[Begin INPUT]

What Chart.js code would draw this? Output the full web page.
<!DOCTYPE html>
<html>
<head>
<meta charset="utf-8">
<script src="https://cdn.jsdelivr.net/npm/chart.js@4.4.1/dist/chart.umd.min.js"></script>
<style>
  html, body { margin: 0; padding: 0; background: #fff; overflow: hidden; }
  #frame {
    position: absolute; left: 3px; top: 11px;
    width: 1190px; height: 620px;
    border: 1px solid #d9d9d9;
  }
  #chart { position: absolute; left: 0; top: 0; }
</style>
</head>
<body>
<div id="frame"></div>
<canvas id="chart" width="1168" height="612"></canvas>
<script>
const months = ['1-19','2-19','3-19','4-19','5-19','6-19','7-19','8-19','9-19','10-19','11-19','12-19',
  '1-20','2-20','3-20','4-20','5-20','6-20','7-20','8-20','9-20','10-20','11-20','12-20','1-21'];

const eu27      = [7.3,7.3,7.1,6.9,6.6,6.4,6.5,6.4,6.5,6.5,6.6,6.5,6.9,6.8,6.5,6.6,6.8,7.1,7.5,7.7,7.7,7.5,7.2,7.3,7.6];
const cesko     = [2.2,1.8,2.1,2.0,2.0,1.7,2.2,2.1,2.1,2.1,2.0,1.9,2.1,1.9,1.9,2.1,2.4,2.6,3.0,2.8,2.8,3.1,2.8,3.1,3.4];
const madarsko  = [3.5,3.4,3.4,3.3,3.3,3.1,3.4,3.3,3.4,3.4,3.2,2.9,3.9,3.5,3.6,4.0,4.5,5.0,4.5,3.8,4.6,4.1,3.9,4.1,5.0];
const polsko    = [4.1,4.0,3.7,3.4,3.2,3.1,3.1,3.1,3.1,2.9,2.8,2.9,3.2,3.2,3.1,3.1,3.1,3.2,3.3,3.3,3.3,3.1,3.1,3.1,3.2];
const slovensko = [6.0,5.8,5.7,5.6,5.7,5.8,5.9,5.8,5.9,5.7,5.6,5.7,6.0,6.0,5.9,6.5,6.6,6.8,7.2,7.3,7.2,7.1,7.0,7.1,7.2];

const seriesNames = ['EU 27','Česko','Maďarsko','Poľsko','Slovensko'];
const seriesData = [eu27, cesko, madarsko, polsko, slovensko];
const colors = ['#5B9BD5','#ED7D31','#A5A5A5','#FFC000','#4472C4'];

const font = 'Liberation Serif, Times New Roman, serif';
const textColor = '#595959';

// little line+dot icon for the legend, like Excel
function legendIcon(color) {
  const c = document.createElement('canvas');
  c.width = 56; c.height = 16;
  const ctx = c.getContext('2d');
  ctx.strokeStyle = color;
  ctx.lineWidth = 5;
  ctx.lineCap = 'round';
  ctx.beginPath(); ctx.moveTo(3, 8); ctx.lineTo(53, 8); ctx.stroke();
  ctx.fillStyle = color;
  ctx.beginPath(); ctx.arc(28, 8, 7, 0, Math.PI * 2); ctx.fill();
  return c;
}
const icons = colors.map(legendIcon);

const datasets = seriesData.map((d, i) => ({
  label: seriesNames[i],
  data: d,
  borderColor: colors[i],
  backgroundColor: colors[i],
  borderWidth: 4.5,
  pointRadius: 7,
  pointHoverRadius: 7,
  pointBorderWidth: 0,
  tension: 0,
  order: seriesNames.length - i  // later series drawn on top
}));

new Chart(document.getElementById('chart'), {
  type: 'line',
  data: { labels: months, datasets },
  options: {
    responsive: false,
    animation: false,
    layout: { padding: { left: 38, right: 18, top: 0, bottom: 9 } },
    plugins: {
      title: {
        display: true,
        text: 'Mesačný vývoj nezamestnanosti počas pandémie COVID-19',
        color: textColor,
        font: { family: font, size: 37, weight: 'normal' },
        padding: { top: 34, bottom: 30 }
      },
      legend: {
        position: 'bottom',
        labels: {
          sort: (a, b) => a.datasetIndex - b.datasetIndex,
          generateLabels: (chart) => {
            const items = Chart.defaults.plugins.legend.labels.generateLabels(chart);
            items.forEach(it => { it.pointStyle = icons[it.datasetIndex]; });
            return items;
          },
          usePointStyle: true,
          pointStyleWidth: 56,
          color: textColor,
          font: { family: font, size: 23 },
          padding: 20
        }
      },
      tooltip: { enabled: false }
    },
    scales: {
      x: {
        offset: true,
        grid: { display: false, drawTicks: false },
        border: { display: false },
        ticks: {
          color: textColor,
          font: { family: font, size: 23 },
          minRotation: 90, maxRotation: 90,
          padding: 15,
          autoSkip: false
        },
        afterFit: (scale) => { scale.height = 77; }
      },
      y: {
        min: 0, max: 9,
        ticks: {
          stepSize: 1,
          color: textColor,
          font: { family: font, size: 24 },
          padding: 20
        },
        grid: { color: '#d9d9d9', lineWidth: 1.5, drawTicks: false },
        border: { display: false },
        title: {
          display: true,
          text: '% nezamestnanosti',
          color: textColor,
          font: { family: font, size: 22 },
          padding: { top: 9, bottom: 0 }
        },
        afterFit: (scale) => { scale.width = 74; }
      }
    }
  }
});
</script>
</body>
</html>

[End INPUT]
[Begin INPUT]

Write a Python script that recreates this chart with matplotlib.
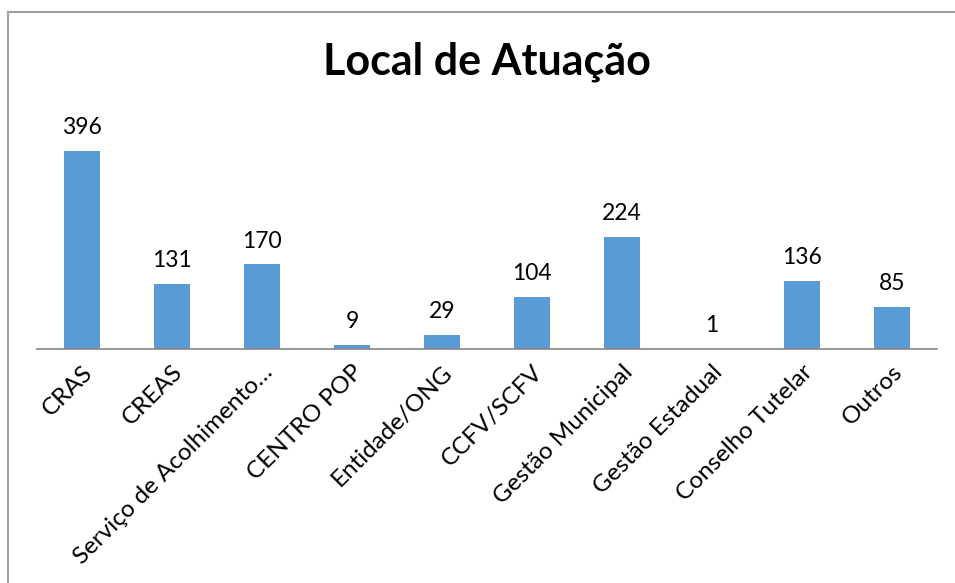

[End INPUT]

▶ _TASK TO COMPLETE_
Copy all lines from the listing that contain "script".

▶ _TASK RESPONSE_
<script src="https://cdn.jsdelivr.net/npm/chart.js@4.4.1/dist/chart.umd.min.js"></script>
<script>
</script>
Write a Python script that recreates this chart with matplotlib.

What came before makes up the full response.